UKC

2 pitches. Ephemeral alpine ice line on the west face of Grand Teton in between the enclosure couloir and west face of grand teton.

You will need to circumnavigate the south side of the grand to get from the lower saddle to the western side. Google beta on the Valhalla Traverse. When you reach the enclosure couloir look across the couloir for some snow fields or ledges. You want to aim for the second of these (see photo), which looks like it leads to a dead end, but the dead end turns into nice mixed climbing (M3) or easy rock (5.6-5.7). This deposits you at the bottom of the black ice couloir. Climb the couloir. At the choke point take the right (AI3) or left (AI4, more mixed, a named variation, not the BIC anymore).

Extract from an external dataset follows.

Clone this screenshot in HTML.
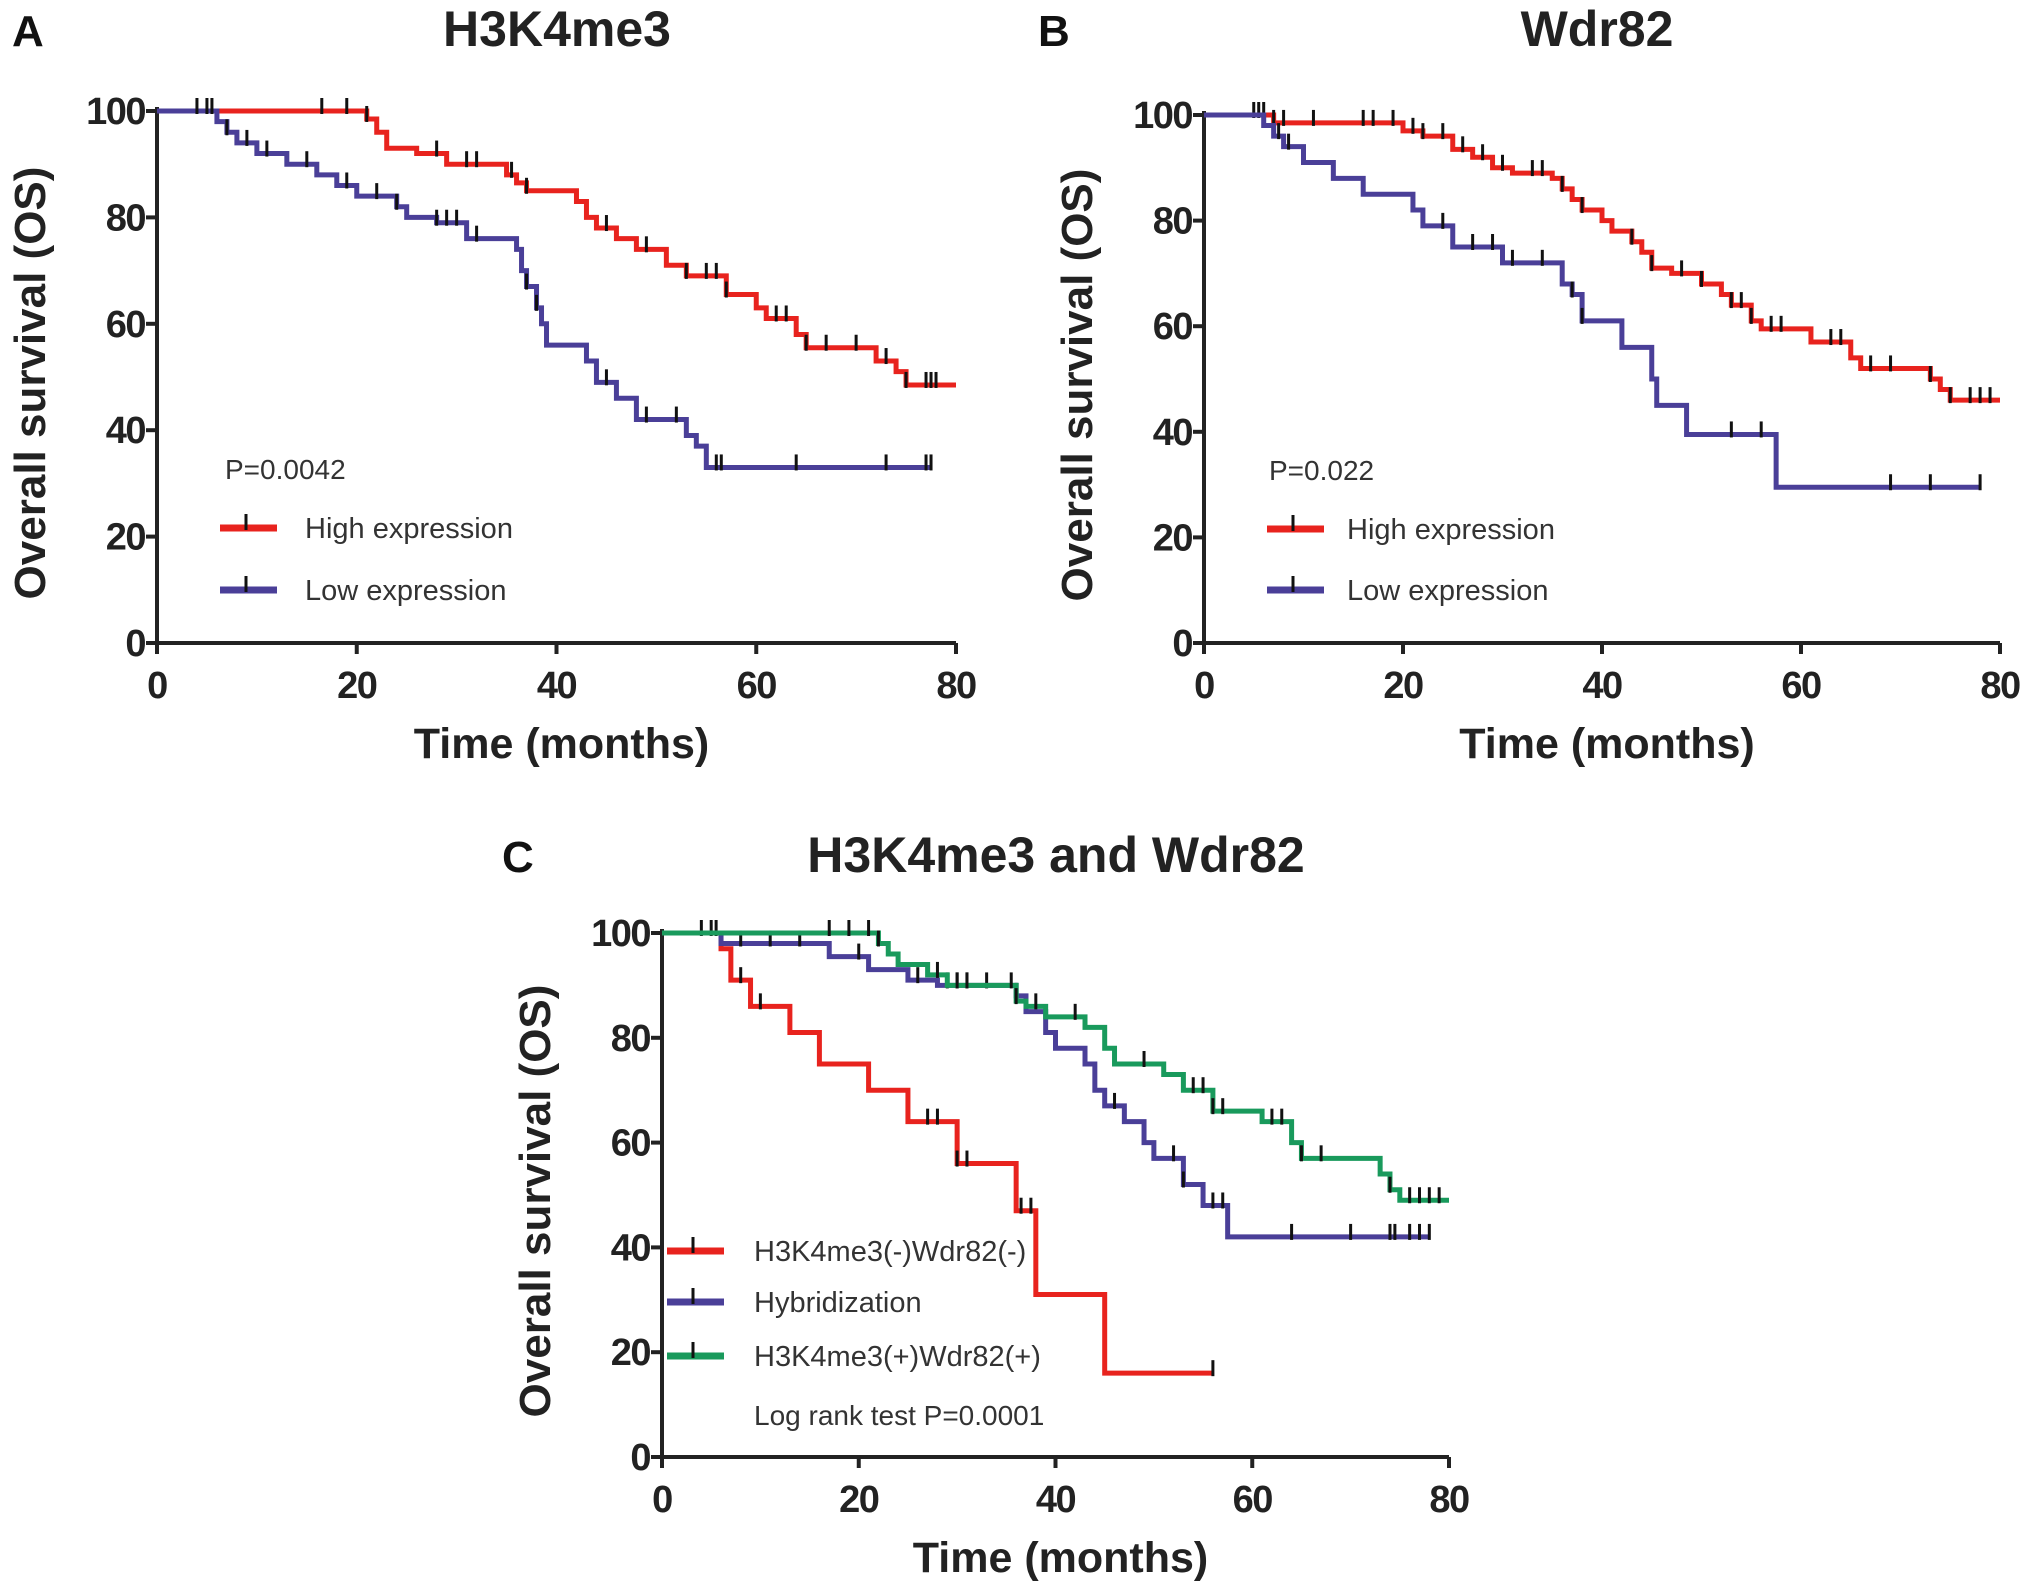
<!DOCTYPE html>
<html><head><meta charset="utf-8"><style>
html,body{margin:0;padding:0;background:#fff;}
svg{display:block;font-family:"Liberation Sans",Arial,sans-serif;}
</style></head><body>
<svg id="fig" width="2031" height="1596" viewBox="0 0 2031 1596"></svg>
<script>
// Panel A: H3K4me3
const aHighT=[0,21,22,23,26,29,35,36,37,42,43,44,46,48,51,53,57,60,61,64,65,72,74,75];
const aHighS=[100,98.5,96,93,92,90,88,86.5,85,83,80,78,76,74,71,69,65.5,63,61,58,55.5,53,51,48.5];
const aHighC=[16.5,19,21,28,31,32,35.5,37,45,49,53,55,56,57,62,63,65,67,70,73,75,77,77.5,78];
const aHighEnd=80;
const aLowT=[0,6,7,8,10,13,16,18,20,24,25,28,31,36,36.5,37,38,38.5,39,43,44,46,48,53,54,55];
const aLowS=[100,98,96,94,92,90,88,86,84,82,80,79,76,74,70,67,63,60,56,53,49,46,42,39,37,33];
const aLowC=[4,5,5.5,7,9,11,15,19,22,24,28,29,30,32,37,38,45,49,52,56,56.5,64,73,77,77.5];
const aLowEnd=77.5;
// Panel B: Wdr82
const bHighT=[0,7,20,22,25,27,29,31,35,36,37,38,40,41,43,44,45,47,50,52,53,55,56,61,65,66,73,74,75];
const bHighS=[100,98.5,97,96,93.5,92,90,89,88,86,84,82,80,78,76,74,71,70,68,66,64,61,59.5,57,54,52,50,48,46];
const bHighC=[5,5.5,6,7,8,11,16,17,19,21,22,24,26,28,30,33,34,36,38,43,45,48,50,53,54,55,57,58,63,64,67,69,73,75,77,78,79];
const bHighEnd=80;
const bLowT=[0,6,7,8,10,13,16,21,22,25,30,36,37,38,42,45,45.5,48.5,57.5];
const bLowS=[100,98,96,94,91,88,85,82,79,75,72,68,66,61,56,50,45,39.5,29.5];
const bLowC=[7.5,8.5,24,27,29,31,34,37,38,53,56,69,73,78];
const bLowEnd=78;
// Panel C: H3K4me3 and Wdr82
const cNegT=[0,6,7,9,13,16,21,25,30,36,38,45];
const cNegS=[100,97,91,86,81,75,70,64,56,47,31,16];
const cNegC=[4,5,5.5,8,10,27,28,30,31,36.5,37.5,56];
const cNegEnd=56;
const cHybT=[0,6,17,21,25,28,36,37,39,40,43,44,45,47,49,50,53,55,57.5];
const cHybS=[100,98,95.5,93,91,90,88,85,81,78,75,70,67,64,60,57,52,48,42];
const cHybC=[8,11,14,20,26,29,30,31,33,36,46,52,53,56,57,64,70,74,74.5,76,77,78];
const cHybEnd=78;
const cPosT=[0,22,23,24,27,29,36,37,39,43,45,46,51,53,56,61,64,65,73,74,75];
const cPosS=[100,98,96,94,92,90,87,86,84,82,78,75,73,70,66,64,60,57,54,51,49];
const cPosC=[17,19,21,22,28,30,31,35.5,36,38,42,49,54,55,56,57,62,63,65,67,74,76,77,78,79];
const cPosEnd=80;
const xTicks=[0,20,40,60,80];
const yTicks=[0,20,40,60,80,100];

const NS='http://www.w3.org/2000/svg';
const svg=document.getElementById('fig');
function mk(tag,attrs,parent){const e=document.createElementNS(NS,tag);for(const k in attrs)e.setAttribute(k,attrs[k]);(parent||svg).appendChild(e);return e;}
function txt(str,attrs,parent){const e=mk('text',attrs,parent);e.textContent=str;return e;}
const RED='#e8231e',BLUE='#4a3f98',GREEN='#199a5c';

function panel(p){
  const g=mk('g',{});
  
  
  const xs=v=>p.x0+(p.x1-p.x0)*v/80;
  const ys=v=>p.y0+(p.y1-p.y0)*v/100;
  const L=txt(p.letter,{x:p.lx,y:p.ty,'font-size':44,'font-weight':'bold',fill:'#111'},g);
  
  const T=txt(p.title,{x:p.tx,y:p.ty,'font-size':50,'font-weight':'bold','text-anchor':'middle',fill:'#222'},g);
  
  const ax=mk('path',{d:`M${p.x0},${ys(100)-4}V${p.y0}H${p.x1}`,stroke:'#222','stroke-width':4,fill:'none'},g);
  
  yTicks.forEach(v=>{
    mk('line',{x1:p.x0-11,x2:p.x0,y1:ys(v),y2:ys(v),stroke:'#222','stroke-width':4},g);
    const t=txt(v,{x:p.x0-12,y:ys(v)+13,'font-size':38,'font-weight':'bold','text-anchor':'end',fill:'#222','letter-spacing':'-1.5'},g);
    
  });
  xTicks.forEach(v=>{
    mk('line',{x1:xs(v),x2:xs(v),y1:p.y0,y2:p.y0+11},g).setAttribute('style','stroke:#222;stroke-width:4');
    const t=txt(v,{x:xs(v),y:p.y0+55,'font-size':38,'font-weight':'bold','text-anchor':'middle',fill:'#222','letter-spacing':'-1.5'},g);
    
  });
  const xt=txt('Time  (months)',{x:(p.x0+p.x1)/2+5,y:p.y0+115,'font-size':43,'font-weight':'bold','text-anchor':'middle',fill:'#222','xml:space':'preserve'},g);
  
  const cy=(p.y0+p.y1)/2+6;
  const yt=txt('Overall survival (OS)',{x:0,y:0,transform:`translate(${p.x0-112},${cy}) rotate(-90)`,'font-size':44,'font-weight':'bold','text-anchor':'middle',fill:'#222'},g);
  
  p.series.forEach(s=>{
    let d=`M${xs(s.t[0])},${ys(s.s[0])}`;
    for(let i=1;i<s.t.length;i++){d+=`H${xs(s.t[i])}V${ys(s.s[i])}`;}
    d+=`H${xs(s.end)}`;
    const path=mk('path',{d:d,stroke:s.color,'stroke-width':5,fill:'none'},g);
    
    
    const sv=t=>{let v=s.s[0];for(let i=0;i<s.t.length;i++){if(s.t[i]<=t)v=s.s[i];}return v;};
    s.c.forEach(t=>{
      const m=mk('line',{x1:xs(t),x2:xs(t),y1:ys(sv(t))-13,y2:ys(sv(t))+3,stroke:'#111','stroke-width':3},g);
      
      
    });
  });
  if(p.ptext){const pt=txt(p.ptext,{x:p.px,y:p.py,'font-size':28,fill:'#333'},g);}
  p.legend.forEach(l=>{
    const lg=mk('g',{},g);
    
    
    mk('line',{x1:p.legX,x2:p.legX+57,y1:l.y,y2:l.y,stroke:l.color,'stroke-width':7},lg);
    mk('line',{x1:p.legX+26,x2:p.legX+26,y1:l.y-14,y2:l.y+2,stroke:'#111','stroke-width':3},lg);
    txt(l.label,{x:p.legTx,y:l.y+10,'font-size':29,fill:'#333','xml:space':'preserve'},lg);
  });
  if(p.extra){const e=txt(p.extra,{x:p.legTx,y:p.extraY,'font-size':28,fill:'#333','xml:space':'preserve'},g);}
}

panel({name:'panel-a',letter:'A',lx:12,title:'H3K4me3',tx:557,ty:46,x0:157,x1:956,y0:643,y1:111,
  series:[{name:'high-expression',t:aHighT,s:aHighS,c:aHighC,end:aHighEnd,color:RED},
          {name:'low-expression',t:aLowT,s:aLowS,c:aLowC,end:aLowEnd,color:BLUE}],
  ptext:'P=0.0042',px:225,py:479,legX:220,legTx:305,
  legend:[{label:'High expression',y:528,color:RED},{label:'Low  expression',y:590,color:BLUE}]});
panel({name:'panel-b',letter:'B',lx:1038,title:'Wdr82',tx:1597,ty:46,x0:1204,x1:2000,y0:643,y1:115,
  series:[{name:'high-expression',t:bHighT,s:bHighS,c:bHighC,end:bHighEnd,color:RED},
          {name:'low-expression',t:bLowT,s:bLowS,c:bLowC,end:bLowEnd,color:BLUE}],
  ptext:'P=0.022',px:1269,py:480,legX:1267,legTx:1347,
  legend:[{label:'High expression',y:529,color:RED},{label:'Low  expression',y:590,color:BLUE}]});
panel({name:'panel-c',letter:'C',lx:502,title:'H3K4me3 and Wdr82',tx:1056,ty:872,x0:662,x1:1449,y0:1457,y1:933,
  series:[{name:'negative-group',t:cNegT,s:cNegS,c:cNegC,end:cNegEnd,color:RED},
          {name:'hybridization',t:cHybT,s:cHybS,c:cHybC,end:cHybEnd,color:BLUE},
          {name:'positive-group',t:cPosT,s:cPosS,c:cPosC,end:cPosEnd,color:GREEN}],
  legX:667,legTx:754,
  legend:[{label:'H3K4me3(-)Wdr82(-)',y:1251,color:RED},{label:'Hybridization',y:1302,color:BLUE},{label:'H3K4me3(+)Wdr82(+)',y:1356,color:GREEN}],
  extra:'Log rank test  P=0.0001',extraY:1425});
</script>
</body></html>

After the choke point climb to the top where you'll find the upper saddle. Alternatively climb across to the west face and finish via George Lowe's BIC to west face link up. Jackson-Ortenburger guide has good beta on this.

Don't expect ice throughout. This no longer forms as black ice as far as I know, but rather as seasonal alpine ice. The best season is May-July depending on the season. Were it ice top to bottom like in the old days, this would be an 8 pitch route. Instead, be happy if you get two pitches of ice at the choke. The ice can be good, though, and the west side is a fun place to be.